Sometime between August of 2010 and January of 2011, something changed. Something tipped. Your momentum died. The pendulum started to swing back. More people started to see past the BS than fell for it. At long last, the ratio of savvy to gullible tipped in the favor of progress. And what became clear was that the damage you caused by concentrating your astounding ineptitude, supercharged egos and overpriced bad advice created a wealth of opportunity for those of us who care more about doing good work than in building our own “personal brands,” “content strategies” or affiliate networks. Those of us focused on making social media actually work for the business world rather than earning Fortune 500 bragging rights in the digital “consulting” space, if that is what you want to call it.
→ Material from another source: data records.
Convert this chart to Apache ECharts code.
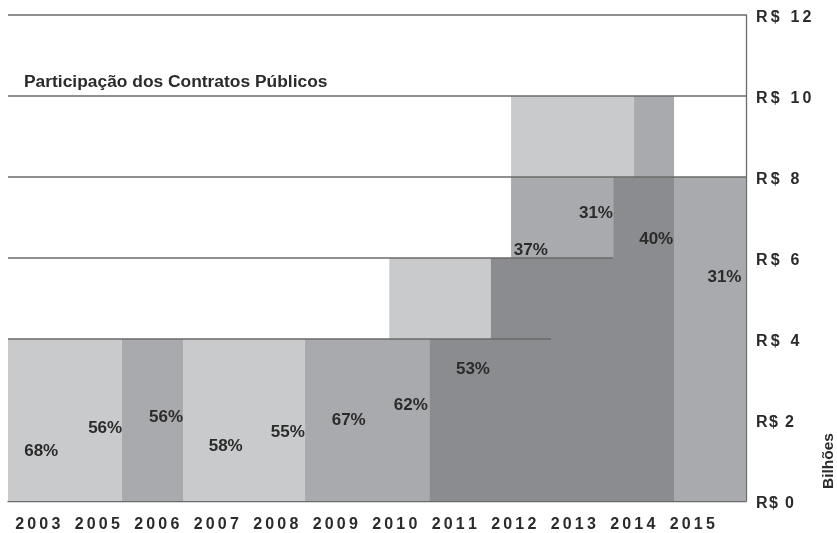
<!DOCTYPE html>
<html>
<head>
<meta charset="utf-8">
<script src="https://cdn.jsdelivr.net/npm/echarts@6/dist/echarts.min.js"></script>
<style>
  html, body { margin: 0; padding: 0; background: #fff; }
  #chart { width: 837px; height: 533px; }
</style>
</head>
<body>
<div id="chart"></div>
<script>
// anos do eixo x
var years = ['2003', '2005', '2006', '2007', '2008', '2009', '2010', '2011', '2012', '2013', '2014', '2015'];
// rótulos do eixo y (R$ bilhões)
var yTicks = ['R$ 0', 'R$ 2', 'R$ 4', 'R$ 6', 'R$ 8', 'R$ 10', 'R$ 12'];

// blocos [x0, x1, y0, y1] em unidades dos eixos
var lightBlocks = [[0, 1.85, 0, 4], [2.85, 4.83, 0, 4], [6.2, 7.85, 4, 6], [8.18, 10.18, 8, 10]];
var midBlocks = [[1.85, 2.85, 0, 4], [4.83, 6.85, 0, 4], [8.18, 9.84, 6, 8], [10.83, 12, 0, 8], [10.18, 10.83, 8, 10]];
var darkBlocks = [[6.85, 10.83, 0, 4], [7.85, 10.83, 4, 6], [9.84, 10.83, 6, 8]];

// linhas horizontais [y, x0, x1]
var rules = [[12, 0, 12], [10, 0, 12], [8, 0, 12], [6, 0, 9.84], [4, 0, 8.83]];

// participação dos contratos públicos
var pctText = ['68%', '56%', '56%', '58%', '55%', '67%', '62%', '53%', '37%', '31%', '40%', '31%'];
var pctAt = [[0.54, 1.23], [1.58, 1.8], [2.57, 2.07], [3.54, 1.36], [4.55, 1.7], [5.54, 2.0],
             [6.55, 2.37], [7.56, 3.26], [8.5, 6.2], [9.56, 7.11], [10.54, 6.47], [11.65, 5.53]];

var FONT = '"Liberation Sans", Arial, sans-serif';
var INK = '#2b2b2b';
var LINE = '#6a6a6a';

// espaçamento entre letras
function track(s, gap) {
  return s.split('').join(gap);
}

function blockSeries(name, data, color) {
  return {
    name: name,
    type: 'custom',
    xAxisIndex: 0, yAxisIndex: 0,
    z: 1,
    silent: true,
    encode: { x: [0, 1], y: [2, 3] },
    data: data,
    renderItem: function (params, api) {
      var a = api.coord([api.value(0), api.value(3)]);
      var b = api.coord([api.value(1), api.value(2)]);
      return {
        type: 'rect',
        shape: { x: a[0], y: a[1], width: b[0] - a[0], height: b[1] - a[1] },
        style: { fill: color }
      };
    }
  };
}

var myChart = echarts.init(document.getElementById('chart'));
var option = {
  animation: false,
  backgroundColor: '#fff',
  title: {
    text: 'Participação dos Contratos Públicos',
    left: 19, top: 69,
    textStyle: { fontFamily: FONT, fontSize: 17.4, fontWeight: 'bold', color: INK }
  },
  graphic: [{
    type: 'text',
    x: 829, y: 461,
    rotation: Math.PI / 2,
    style: {
      text: 'Bilhões', fill: INK,
      font: 'bold 15.5px ' + FONT,
      align: 'center', verticalAlign: 'middle'
    }
  }],
  grid: [
    { left: 8, right: 91, top: 15, bottom: 32 },
    { left: 8, width: 714, top: 15, bottom: 32 }
  ],
  xAxis: [
    {
      type: 'value', gridIndex: 0, min: 0, max: 12,
      axisLine: { show: true, onZero: false, lineStyle: { color: LINE, width: 1.3 } },
      axisTick: { show: false }, axisLabel: { show: false }, splitLine: { show: false }
    },
    {
      type: 'category', gridIndex: 1, data: years,
      axisLine: { show: false }, axisTick: { show: false }, splitLine: { show: false },
      axisLabel: {
        margin: 19, color: INK, fontFamily: FONT, fontSize: 16, fontWeight: 'bold',
        formatter: function (v) { return track(v, '\u2009'); }
      }
    }
  ],
  yAxis: [
    {
      type: 'value', gridIndex: 0, position: 'right', min: 0, max: 12, interval: 2,
      axisLine: { show: true, onZero: false, lineStyle: { color: LINE, width: 1.3 } },
      axisTick: { show: false }, splitLine: { show: false },
      axisLabel: {
        margin: 10, color: INK, fontFamily: FONT, fontSize: 16, fontWeight: 'bold',
        verticalAlign: 'top', lineHeight: 6,
        formatter: function (v) {
          var s = yTicks[v / 2];
          return v < 4 ? track(s, '\u200A') : track(s, '\u2009');
        }
      }
    },
    { type: 'value', gridIndex: 1, show: false, min: 0, max: 12 }
  ],
  series: [
    blockSeries('claro', lightBlocks, '#c9cacc'),
    blockSeries('medio', midBlocks, '#a9aaad'),
    blockSeries('escuro', darkBlocks, '#8b8c8f'),
    {
      name: 'linhas',
      type: 'custom',
      xAxisIndex: 0, yAxisIndex: 0,
      z: 3,
      silent: true,
      encode: { x: [1, 2], y: 0 },
      data: rules,
      renderItem: function (params, api) {
        var a = api.coord([api.value(1), api.value(0)]);
        var b = api.coord([api.value(2), api.value(0)]);
        return {
          type: 'line',
          shape: { x1: a[0], y1: a[1], x2: b[0], y2: b[1] },
          style: { stroke: LINE, lineWidth: 1.3 }
        };
      }
    },
    {
      name: 'percentual',
      type: 'custom',
      xAxisIndex: 0, yAxisIndex: 0,
      z: 5,
      silent: true,
      encode: { x: 0, y: 1 },
      data: pctAt,
      renderItem: function (params, api) {
        var p = api.coord([api.value(0), api.value(1)]);
        return {
          type: 'text',
          x: p[0], y: p[1],
          style: {
            text: pctText[params.dataIndex], fill: INK,
            font: 'bold 17px ' + FONT,
            align: 'center', verticalAlign: 'middle'
          }
        };
      }
    }
  ]
};
myChart.setOption(option);
</script>
</body>
</html>
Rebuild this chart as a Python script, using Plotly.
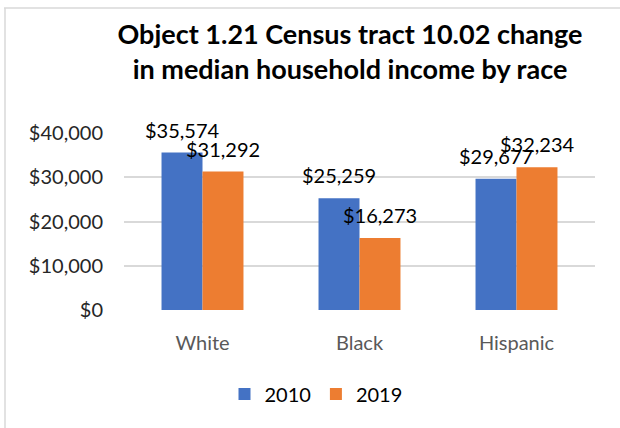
import plotly.graph_objects as go

# Median household income, Census tract 10.02
races = ["White", "Black", "Hispanic"]
income_2010 = [35574, 25259, 29677]
income_2019 = [31292, 16273, 32234]
series_names = ["2010", "2019"]
series_colors = ["#4472C4", "#ED7D31"]
y_ticks = [0, 10000, 20000, 30000, 40000]
y_tick_labels = [f"${v:,}" for v in y_ticks]

FONT = "Lato"
W, H = 620, 428
ML, MR, MT, MB = 124, 25, 133, 118

fig = go.Figure()
for name, vals, color in zip(series_names, [income_2010, income_2019], series_colors):
    fig.add_trace(go.Bar(
        name=name, x=races, y=vals, marker=dict(color=color, line=dict(width=0)),
        textposition="none", cliponaxis=False,
    ))

# value labels above each bar
bar_px = 41
for i, vals in enumerate([income_2010, income_2019]):
    shift = (-0.5 if i == 0 else 0.5) * bar_px
    for race, v in zip(races, vals):
        fig.add_annotation(
            x=race, y=v, text=f"${v:,}", showarrow=False,
            xanchor="center", yanchor="bottom", xshift=shift, yshift=9,
            font=dict(family=FONT, size=20, color="#000000"),
        )

# chart frame lines (top and left edges)
pw, ph = W - ML - MR, H - MT - MB
def px_x(p):
    return (p - ML) / pw
def px_y(p):
    return (H - MB - p) / ph
frame = dict(color="#d9d9d9", width=1.5)
fig.add_shape(type="line", xref="paper", yref="paper",
              x0=px_x(4), x1=px_x(625), y0=px_y(8), y1=px_y(8), line=frame)
fig.add_shape(type="line", xref="paper", yref="paper",
              x0=px_x(5), x1=px_x(5), y0=px_y(8), y1=px_y(435), line=frame)

fig.update_layout(
    width=W, height=H,
    margin=dict(l=ML, r=MR, t=MT, b=MB),
    paper_bgcolor="white", plot_bgcolor="white",
    barmode="group", bargap=0.478, bargroupgap=0,
    title=dict(
        text="Object 1.21 Census tract 10.02 change<br>in median household income by race",
        x=350 / W, xanchor="center", xref="container",
        y=1 - 44 / H, yanchor="top", yref="container",
        font=dict(family=FONT, size=27, color="#000000", weight="bold"),
    ),
    font=dict(family=FONT),
    legend=dict(
        orientation="h", x=px_x(316), xanchor="center", y=px_y(394), yanchor="middle",
        font=dict(family=FONT, size=20, color="#000000"),
        itemsizing="constant", traceorder="normal",
    ),
    showlegend=True,
)
fig.update_yaxes(
    range=[0, 40000], tickvals=y_ticks, ticktext=y_tick_labels,
    showgrid=True, gridcolor="#d9d9d9", gridwidth=1.5, zeroline=False, showline=False,
    ticks="", ticklabelstandoff=20,
    tickfont=dict(family=FONT, size=20, color="#262626"),
)
fig.update_xaxes(
    showgrid=False, showline=False, ticks="", ticklabelstandoff=19,
    tickfont=dict(family=FONT, size=20, color="#595959"),
)

fig.write_html("out.html")
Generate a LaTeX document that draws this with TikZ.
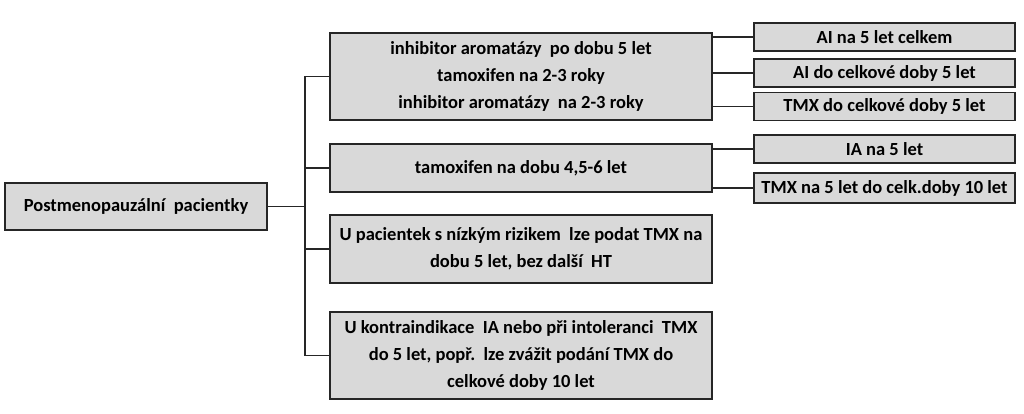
\documentclass[tikz,border=0pt]{standalone}
\usepackage{fontspec}
\setmainfont{Carlito}
\begin{document}
\begin{tikzpicture}[x=1pt, y=-1pt,
            box/.style={draw=black!85, rectangle, fill=black!15, line width=1.6pt, align=center, inner sep=0pt,
                font=\fontsize{18.5}{27}\selectfont\bfseries},
            mid/.style={box, minimum width=382pt},
            side/.style={box, minimum width=261pt, minimum height=28pt},
            link/.style={draw=black!85, line width=1.6pt}]

            \useasboundingbox (0,0) rectangle (1024,414);

            \node[box, minimum width=262pt, minimum height=47pt] (root) at (136,206.5) {Postmenopauzální\ \ pacientky};

            \node[mid, minimum height=87pt] (b1) at (521,76.5) {inhibitor aromatázy\ \ po dobu 5 let\\tamoxifen na 2-3 roky\\inhibitor aromatázy\ \ na 2-3 roky};
            \node[mid, minimum height=48pt] (b2) at (521,168) {tamoxifen na dobu 4,5-6 let};
            \node[mid, minimum height=68pt] (b3) at (521,249) {U pacientek s nízkým rizikem\ \ lze podat TMX na\\dobu 5 let, bez další\ \ HT};
            \node[mid, minimum height=87pt] (b4) at (521,355.5) {U kontraindikace\ \ IA nebo při intoleranci\ \ TMX\\do 5 let, popř.\ \ lze zvážit podání TMX do\\celkové doby 10 let};

            \node[side] (r1) at (884.5,37) {AI na 5 let celkem};
            \node[side] (r2) at (884.5,73) {AI do celkové doby 5 let};
            \node[side] (r3) at (884.5,106.5) {TMX do celkové doby 5 let};
            \node[side] (r4) at (884.5,149) {IA na 5 let};
            \node[side, minimum height=30pt] (r5) at (884.5,188) {TMX na 5 let do celk.doby 10 let};

            \coordinate (fork) at (305,206.5);

            \draw[link] (root) -- (fork);
            \draw[link] (fork |- b1) -- (fork |- b4);
            \foreach \b in {b1, b2, b3, b4}
                \draw[link] (fork |- \b) -- (\b.west);
            \foreach \r/\b in {r1/b1, r2/b1, r3/b1, r4/b2, r5/b2}
                \draw[link] (\b.east |- \r) -- (\r.west);
        \end{tikzpicture}
\end{document}
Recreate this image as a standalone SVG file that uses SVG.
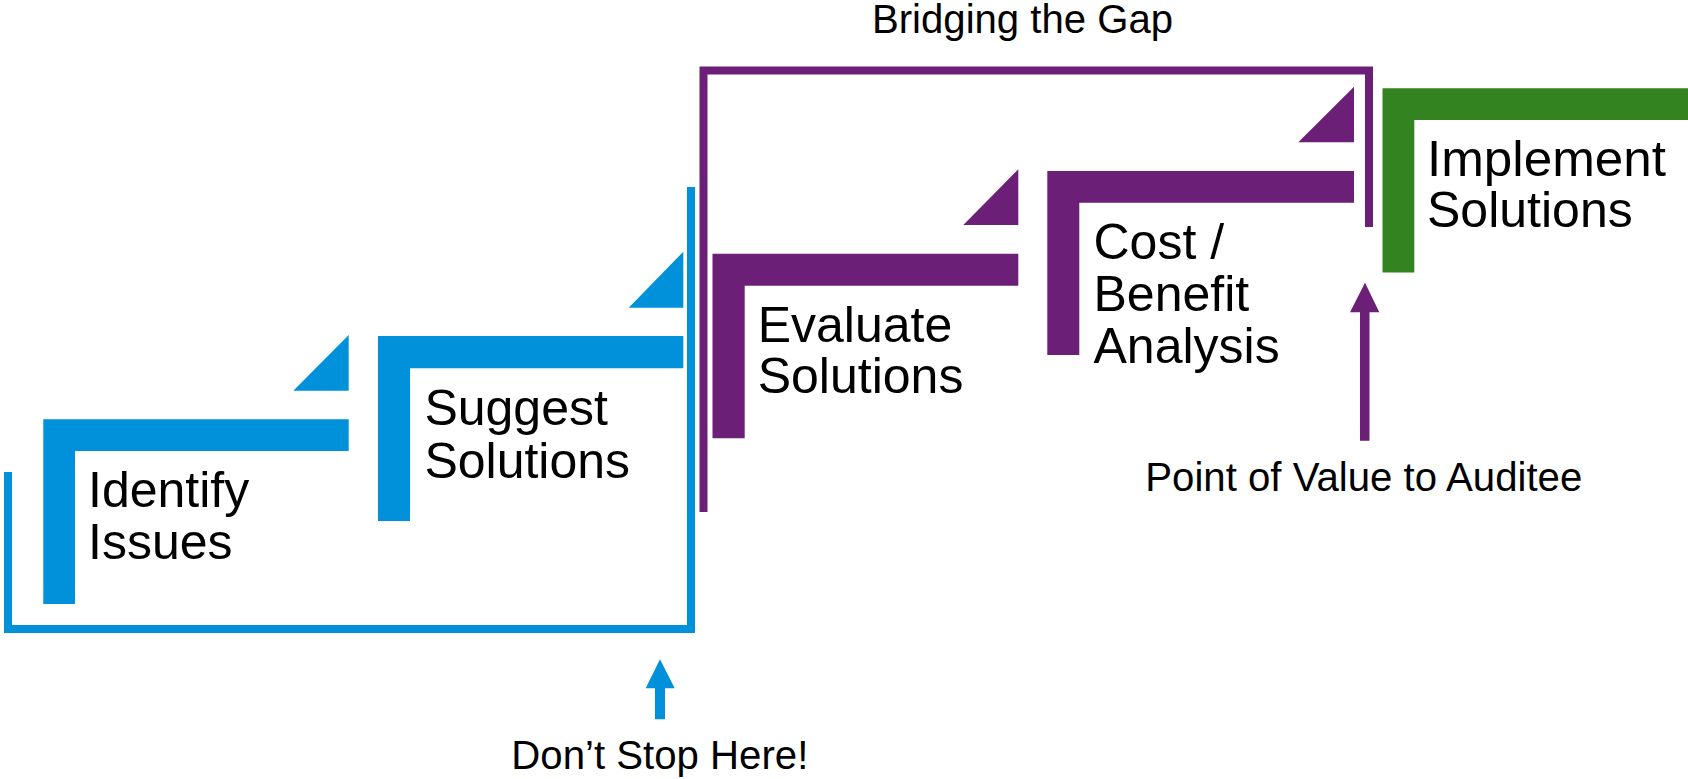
<svg xmlns="http://www.w3.org/2000/svg" width="1688" height="779" viewBox="0 0 1688 779">
<style>
.bl{fill:#0091DA}
.pu{fill:#6C1F77}
.gr{fill:#338321}
.t{font-family:"Liberation Sans",Arial,sans-serif;fill:#000}
.big{font-size:50px}
.sm{font-size:40px}
.lb{fill:none;stroke:#0091DA;stroke-width:8;stroke-linejoin:miter}
.lp{fill:none;stroke:#6C1F77;stroke-width:8;stroke-linejoin:miter}
</style>
<rect width="1688" height="779" fill="#fff"/>
<g id="connectors">
<polyline class="lb" points="8,472 8,629 691,629 691,187"/>
<polyline class="lp" points="703.5,512 703.5,70.5 1369,70.5 1369,227"/>
<path id="arrow-dont-stop" class="bl" d="M660,659.3 L674.7,688.3 L665,688.3 L665,719.3 L655,719.3 L655,688.3 L645.7,688.3 Z"/>
<path id="arrow-point-of-value" class="pu" d="M1365,282.7 L1379.3,312.3 L1369.5,312.3 L1369.5,440.7 L1360,440.7 L1360,312.3 L1350,312.3 Z"/>
</g>
<g id="identify">
<path class="bl" d="M43.3,419.3 H348.7 V451 H75 V604 H43.3 Z"/>
<polygon class="bl" points="293.3,390.7 348.7,335 348.7,390.7"/>
<text class="t big" x="88" y="507">Identify</text>
<text class="t big" x="88" y="559">Issues</text>
</g>
<g id="suggest">
<path class="bl" d="M378,336 H683.3 V368.3 H410 V521 H378 Z"/>
<polygon class="bl" points="628.7,307.7 683.3,251.7 683.3,307.7"/>
<text class="t big" x="424.4" y="425">Suggest</text>
<text class="t big" x="424.4" y="477.5">Solutions</text>
</g>
<g id="evaluate">
<path class="pu" d="M712.5,253.7 H1018.3 V285.7 H744.7 V438.3 H712.5 Z"/>
<polygon class="pu" points="963.3,225 1018.3,169.3 1018.3,225"/>
<text class="t big" x="757.7" y="341.7">Evaluate</text>
<text class="t big" x="757.7" y="393.3">Solutions</text>
</g>
<g id="cost-benefit">
<path class="pu" d="M1047.3,171 H1354 V202.7 H1079.3 V355 H1047.3 Z"/>
<polygon class="pu" points="1298.3,142.3 1354,86.7 1354,142.3"/>
<text class="t big" x="1093.5" y="259">Cost /</text>
<text class="t big" x="1093.5" y="310.7">Benefit</text>
<text class="t big" x="1093.5" y="363">Analysis</text>
</g>
<g id="implement">
<path class="gr" d="M1382.5,88.3 H1688 V120 H1414.3 V272.5 H1382.5 Z"/>
<text class="t big" x="1427" y="176" textLength="239" lengthAdjust="spacingAndGlyphs">Implement</text>
<text class="t big" x="1427" y="227">Solutions</text>
</g>
<g id="labels">
<text class="t sm" x="872" y="33" textLength="301" lengthAdjust="spacingAndGlyphs">Bridging the Gap</text>
<text class="t sm" x="1145.3" y="490.7" textLength="437" lengthAdjust="spacingAndGlyphs">Point of Value to Auditee</text>
<text class="t sm" x="511.3" y="769" textLength="297" lengthAdjust="spacingAndGlyphs">Don’t Stop Here!</text>
</g>
</svg>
The beauty of your scheme is that what you broke requires fixing now. That means an increasing amount of work for people with the skill to rebuild social media programs from scratch, and do it right.

The keynotes devoid of value and insights weren’t alone in doing you in. The absence of results for your clients and your inability to deliver actual R.O.I. (or demonstrate the most basic understanding of the term) weren’t the real culprits either. In the end, what did you in was… you. Just you. The same thing that made you socially unpleasant in the digital space (and trust me, acting like a rock star when you are not isn’t the least bit charming, no matter how you read your Klout score) made you unpleasant in the real world as well. The truth is that you were never that cool to begin with, even when you were drunk with your buddies in Vegas and at SxSW. When it boils down to it, as with all would-be rock stars, the more you started to believe in your own legend, in your own awesomeness, in your own “influencer” superpowers, the more of a caricature you became. More importantly, the more you talked, the more people started to realize you were just a pompous idiot. Why? Because all you talked about was you and your friends and how cool you were.

So Jack Scrib, I thank you for helping set the stage for what may at last become the decade of true social business integration. I thank you for having promised so much yet delivered so little. No appetite is so great as that of a man made hungry by the sight of an empty plate. I thank you for having pushed so many of us these last couple of years to look upon our task of understanding the inner workings of social business as more than just a job. You made us care and work twice as hard as we would have if you hadn’t been around. You made us race to find solutions and answers. You made us find in each other the allies and collaborators we would have never looked for, had it not been for our shared disdain for your sordid methods.

In the end, you gave us the most powerful differentiator we could have ever hoped for: By assuring a company executive that we aren’t anything like you, our credibility gets a huge bump right off the bat. It’s better than a business card. Better than a pitch or even a recommendation. Introducing ourselves as the exact opposite of you is, as it turns out, one of the surest way to earn a client’s trust inside of thirty seconds without having to say anything else. We can’t thank you enough for that. We couldn’t have done it without you. Really, we couldn’t. What a tour de force.

Cheers to you. Bravo. We owe you one.

 

PS: Jack Scrib is real, though his name is not.